* _Given task_
Copy exactly the lines that run from the top of the listing to the line containing "(483,228) -- (973,228);", both ends included, and omit the pictures.

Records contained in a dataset

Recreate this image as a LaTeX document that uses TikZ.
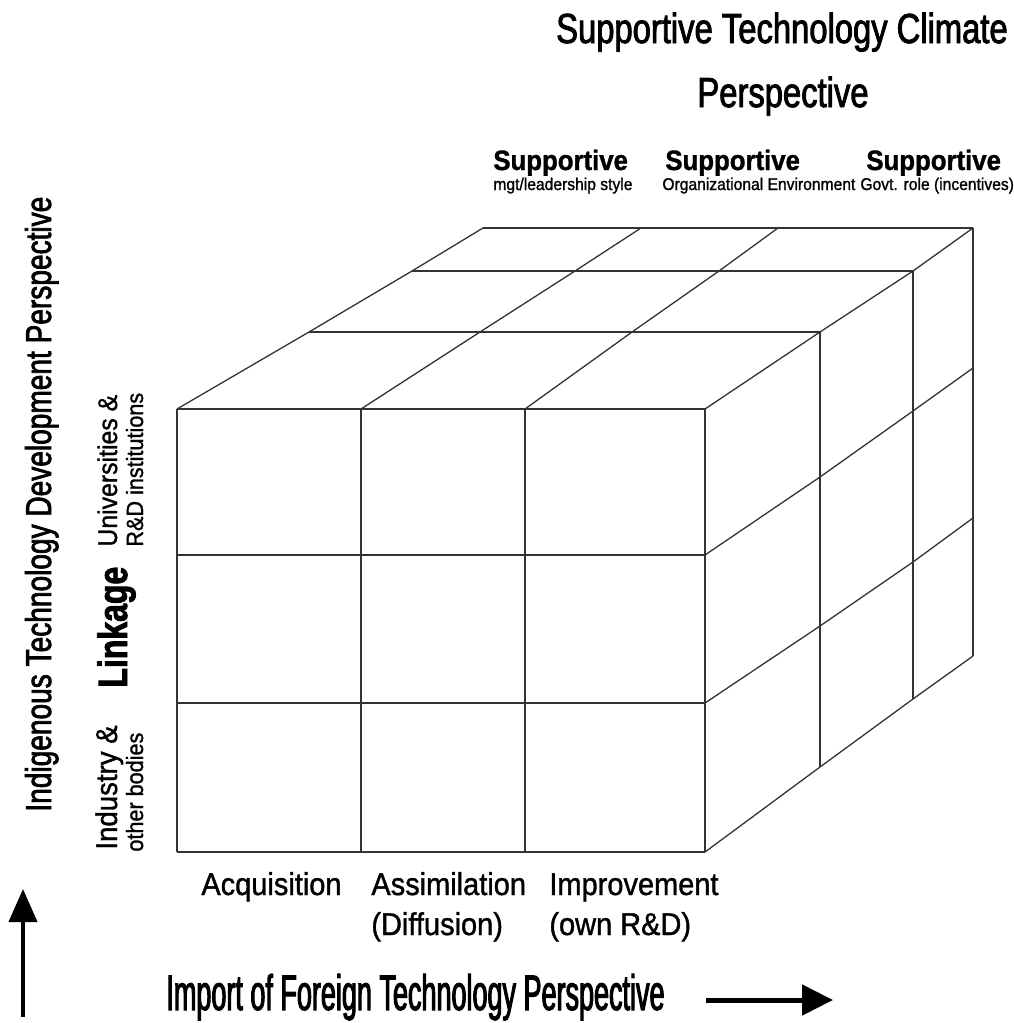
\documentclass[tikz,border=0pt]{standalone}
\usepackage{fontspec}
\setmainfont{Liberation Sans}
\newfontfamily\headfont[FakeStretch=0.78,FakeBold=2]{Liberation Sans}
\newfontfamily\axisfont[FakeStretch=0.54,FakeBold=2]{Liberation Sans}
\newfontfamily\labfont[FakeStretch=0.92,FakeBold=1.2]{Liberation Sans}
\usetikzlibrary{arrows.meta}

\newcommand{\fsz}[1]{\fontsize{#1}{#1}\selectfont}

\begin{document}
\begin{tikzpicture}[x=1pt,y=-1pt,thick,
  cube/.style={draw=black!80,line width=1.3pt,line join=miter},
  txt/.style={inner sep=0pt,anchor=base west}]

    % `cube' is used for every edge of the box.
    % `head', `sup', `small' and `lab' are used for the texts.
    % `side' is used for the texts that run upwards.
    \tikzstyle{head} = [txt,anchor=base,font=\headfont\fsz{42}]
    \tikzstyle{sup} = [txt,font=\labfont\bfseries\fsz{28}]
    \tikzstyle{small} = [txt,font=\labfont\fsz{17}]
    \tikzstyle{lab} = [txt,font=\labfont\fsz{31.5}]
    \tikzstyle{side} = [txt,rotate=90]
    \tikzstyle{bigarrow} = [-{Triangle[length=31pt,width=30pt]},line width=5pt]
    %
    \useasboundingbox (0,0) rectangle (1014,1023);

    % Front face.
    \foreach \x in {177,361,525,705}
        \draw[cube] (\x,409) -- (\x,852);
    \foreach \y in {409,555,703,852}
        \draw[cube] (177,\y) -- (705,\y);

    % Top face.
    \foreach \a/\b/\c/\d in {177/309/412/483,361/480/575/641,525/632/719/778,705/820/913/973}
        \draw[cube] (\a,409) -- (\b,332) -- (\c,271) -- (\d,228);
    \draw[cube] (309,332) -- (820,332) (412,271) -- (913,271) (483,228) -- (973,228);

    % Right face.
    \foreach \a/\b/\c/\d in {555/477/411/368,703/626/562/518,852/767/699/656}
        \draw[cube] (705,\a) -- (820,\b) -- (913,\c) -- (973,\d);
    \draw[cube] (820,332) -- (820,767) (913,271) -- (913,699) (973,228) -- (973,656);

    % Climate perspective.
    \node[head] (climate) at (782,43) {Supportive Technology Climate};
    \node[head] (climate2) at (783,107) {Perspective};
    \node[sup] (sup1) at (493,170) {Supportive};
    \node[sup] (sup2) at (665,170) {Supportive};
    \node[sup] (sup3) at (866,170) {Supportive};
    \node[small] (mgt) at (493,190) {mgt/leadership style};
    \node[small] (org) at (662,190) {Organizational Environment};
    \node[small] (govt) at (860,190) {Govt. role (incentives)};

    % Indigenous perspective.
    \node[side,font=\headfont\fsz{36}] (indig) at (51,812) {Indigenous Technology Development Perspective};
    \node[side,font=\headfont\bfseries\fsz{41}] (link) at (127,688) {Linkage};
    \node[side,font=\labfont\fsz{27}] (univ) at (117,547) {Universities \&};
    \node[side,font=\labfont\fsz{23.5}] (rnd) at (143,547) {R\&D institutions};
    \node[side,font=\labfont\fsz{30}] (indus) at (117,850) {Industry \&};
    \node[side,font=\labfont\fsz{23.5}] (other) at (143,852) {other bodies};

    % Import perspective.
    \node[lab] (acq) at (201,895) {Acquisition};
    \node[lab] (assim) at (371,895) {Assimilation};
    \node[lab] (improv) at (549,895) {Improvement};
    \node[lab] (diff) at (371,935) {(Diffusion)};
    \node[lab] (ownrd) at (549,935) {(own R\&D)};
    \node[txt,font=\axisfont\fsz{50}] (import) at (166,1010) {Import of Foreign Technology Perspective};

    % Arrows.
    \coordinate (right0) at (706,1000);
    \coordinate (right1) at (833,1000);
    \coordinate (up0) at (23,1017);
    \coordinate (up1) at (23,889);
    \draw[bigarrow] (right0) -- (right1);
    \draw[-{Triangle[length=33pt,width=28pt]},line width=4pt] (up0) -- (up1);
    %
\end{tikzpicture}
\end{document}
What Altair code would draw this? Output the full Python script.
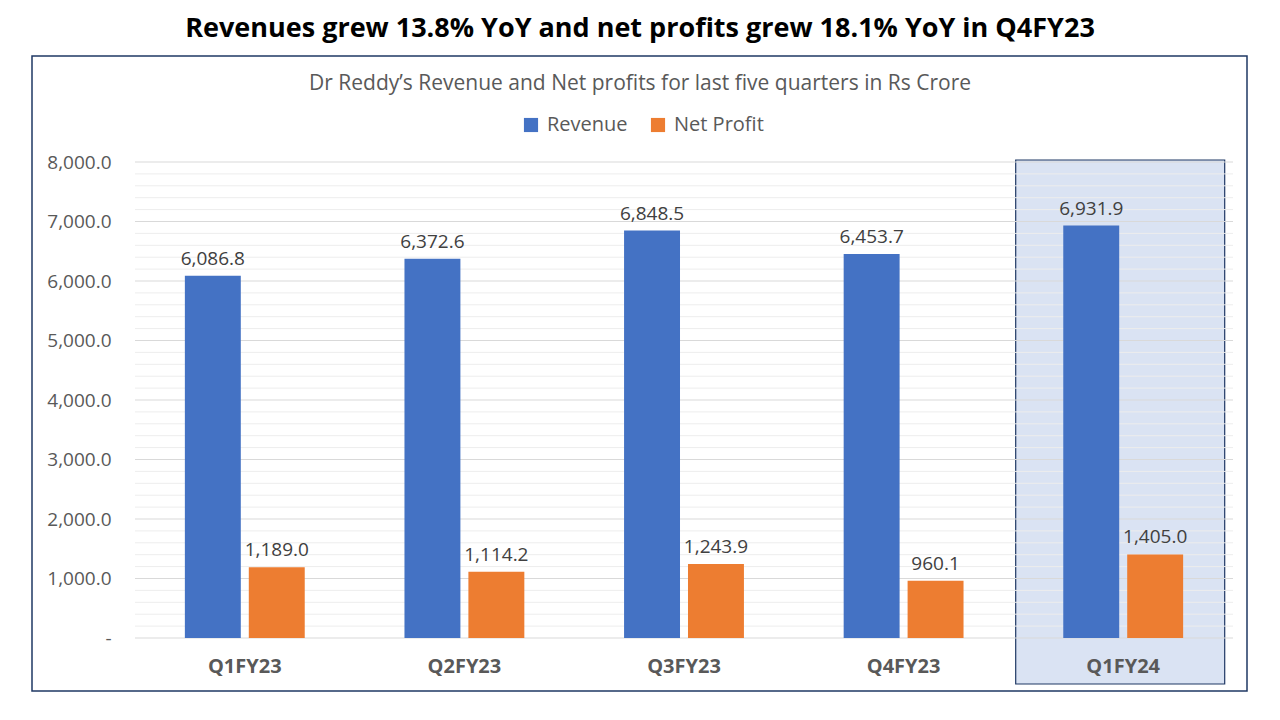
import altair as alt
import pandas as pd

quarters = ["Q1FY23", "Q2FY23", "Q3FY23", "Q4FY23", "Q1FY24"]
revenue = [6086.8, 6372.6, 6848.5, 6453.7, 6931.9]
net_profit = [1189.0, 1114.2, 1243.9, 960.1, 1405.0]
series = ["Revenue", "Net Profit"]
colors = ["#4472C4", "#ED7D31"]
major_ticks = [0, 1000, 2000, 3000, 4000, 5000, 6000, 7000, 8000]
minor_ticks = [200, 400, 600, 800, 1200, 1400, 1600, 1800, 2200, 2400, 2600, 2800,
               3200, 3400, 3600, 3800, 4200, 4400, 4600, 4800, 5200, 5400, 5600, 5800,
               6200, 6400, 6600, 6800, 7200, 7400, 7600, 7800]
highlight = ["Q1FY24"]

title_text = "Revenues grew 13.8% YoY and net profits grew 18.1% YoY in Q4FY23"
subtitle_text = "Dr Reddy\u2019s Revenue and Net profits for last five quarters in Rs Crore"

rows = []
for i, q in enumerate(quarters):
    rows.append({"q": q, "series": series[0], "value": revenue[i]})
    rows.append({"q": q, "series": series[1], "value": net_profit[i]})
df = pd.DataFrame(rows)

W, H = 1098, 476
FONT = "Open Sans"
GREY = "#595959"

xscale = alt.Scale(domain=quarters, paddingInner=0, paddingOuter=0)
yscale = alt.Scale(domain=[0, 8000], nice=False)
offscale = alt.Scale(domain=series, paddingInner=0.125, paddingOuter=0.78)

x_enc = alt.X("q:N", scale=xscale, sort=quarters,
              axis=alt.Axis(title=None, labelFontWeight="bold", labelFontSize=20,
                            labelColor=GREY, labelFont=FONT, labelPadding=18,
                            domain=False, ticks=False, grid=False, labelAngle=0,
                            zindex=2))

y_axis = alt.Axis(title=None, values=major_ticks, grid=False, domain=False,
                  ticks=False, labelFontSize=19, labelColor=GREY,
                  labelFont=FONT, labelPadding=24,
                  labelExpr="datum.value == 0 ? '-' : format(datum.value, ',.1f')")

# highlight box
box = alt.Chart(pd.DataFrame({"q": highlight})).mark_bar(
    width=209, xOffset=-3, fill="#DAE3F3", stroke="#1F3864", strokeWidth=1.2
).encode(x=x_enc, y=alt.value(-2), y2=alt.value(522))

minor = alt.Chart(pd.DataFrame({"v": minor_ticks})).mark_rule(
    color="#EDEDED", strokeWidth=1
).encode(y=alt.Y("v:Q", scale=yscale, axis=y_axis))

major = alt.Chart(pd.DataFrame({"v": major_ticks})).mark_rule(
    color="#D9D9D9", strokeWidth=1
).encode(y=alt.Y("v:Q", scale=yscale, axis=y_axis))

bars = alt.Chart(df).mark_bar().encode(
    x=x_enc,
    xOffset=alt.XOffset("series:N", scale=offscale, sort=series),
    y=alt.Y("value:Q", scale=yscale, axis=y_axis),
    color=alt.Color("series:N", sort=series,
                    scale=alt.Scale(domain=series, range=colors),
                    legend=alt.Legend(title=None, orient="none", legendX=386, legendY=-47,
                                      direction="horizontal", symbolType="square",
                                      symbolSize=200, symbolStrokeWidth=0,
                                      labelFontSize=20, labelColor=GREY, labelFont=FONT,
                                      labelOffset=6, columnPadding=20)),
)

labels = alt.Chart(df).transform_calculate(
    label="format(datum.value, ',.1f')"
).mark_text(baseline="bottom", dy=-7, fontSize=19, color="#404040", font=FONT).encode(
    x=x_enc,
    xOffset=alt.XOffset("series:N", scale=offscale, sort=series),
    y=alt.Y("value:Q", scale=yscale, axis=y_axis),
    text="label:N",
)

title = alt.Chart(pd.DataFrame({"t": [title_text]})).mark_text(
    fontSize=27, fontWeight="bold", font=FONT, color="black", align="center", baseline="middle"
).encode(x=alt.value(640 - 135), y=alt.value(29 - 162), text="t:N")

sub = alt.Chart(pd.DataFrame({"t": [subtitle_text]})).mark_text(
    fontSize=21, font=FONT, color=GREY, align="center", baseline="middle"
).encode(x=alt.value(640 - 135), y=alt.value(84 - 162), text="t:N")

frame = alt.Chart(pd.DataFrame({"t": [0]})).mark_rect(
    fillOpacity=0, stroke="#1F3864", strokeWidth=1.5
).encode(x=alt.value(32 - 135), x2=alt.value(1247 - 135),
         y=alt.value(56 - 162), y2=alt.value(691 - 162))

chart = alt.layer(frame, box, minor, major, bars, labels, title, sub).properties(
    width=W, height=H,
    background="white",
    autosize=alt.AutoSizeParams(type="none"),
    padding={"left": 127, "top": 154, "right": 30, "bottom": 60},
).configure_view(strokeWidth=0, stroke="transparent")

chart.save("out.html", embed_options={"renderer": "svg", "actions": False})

* _Solution to this task_
Recreate this image as a LaTeX document that uses TikZ.
\documentclass[tikz,border=0pt]{standalone}
\usepackage{fontspec}
\setmainfont{Liberation Sans}
\newfontfamily\headfont[FakeStretch=0.78,FakeBold=2]{Liberation Sans}
\newfontfamily\axisfont[FakeStretch=0.54,FakeBold=2]{Liberation Sans}
\newfontfamily\labfont[FakeStretch=0.92,FakeBold=1.2]{Liberation Sans}
\usetikzlibrary{arrows.meta}

\newcommand{\fsz}[1]{\fontsize{#1}{#1}\selectfont}

\begin{document}
\begin{tikzpicture}[x=1pt,y=-1pt,thick,
  cube/.style={draw=black!80,line width=1.3pt,line join=miter},
  txt/.style={inner sep=0pt,anchor=base west}]

    % `cube' is used for every edge of the box.
    % `head', `sup', `small' and `lab' are used for the texts.
    % `side' is used for the texts that run upwards.
    \tikzstyle{head} = [txt,anchor=base,font=\headfont\fsz{42}]
    \tikzstyle{sup} = [txt,font=\labfont\bfseries\fsz{28}]
    \tikzstyle{small} = [txt,font=\labfont\fsz{17}]
    \tikzstyle{lab} = [txt,font=\labfont\fsz{31.5}]
    \tikzstyle{side} = [txt,rotate=90]
    \tikzstyle{bigarrow} = [-{Triangle[length=31pt,width=30pt]},line width=5pt]
    %
    \useasboundingbox (0,0) rectangle (1014,1023);

    % Front face.
    \foreach \x in {177,361,525,705}
        \draw[cube] (\x,409) -- (\x,852);
    \foreach \y in {409,555,703,852}
        \draw[cube] (177,\y) -- (705,\y);

    % Top face.
    \foreach \a/\b/\c/\d in {177/309/412/483,361/480/575/641,525/632/719/778,705/820/913/973}
        \draw[cube] (\a,409) -- (\b,332) -- (\c,271) -- (\d,228);
    \draw[cube] (309,332) -- (820,332) (412,271) -- (913,271) (483,228) -- (973,228);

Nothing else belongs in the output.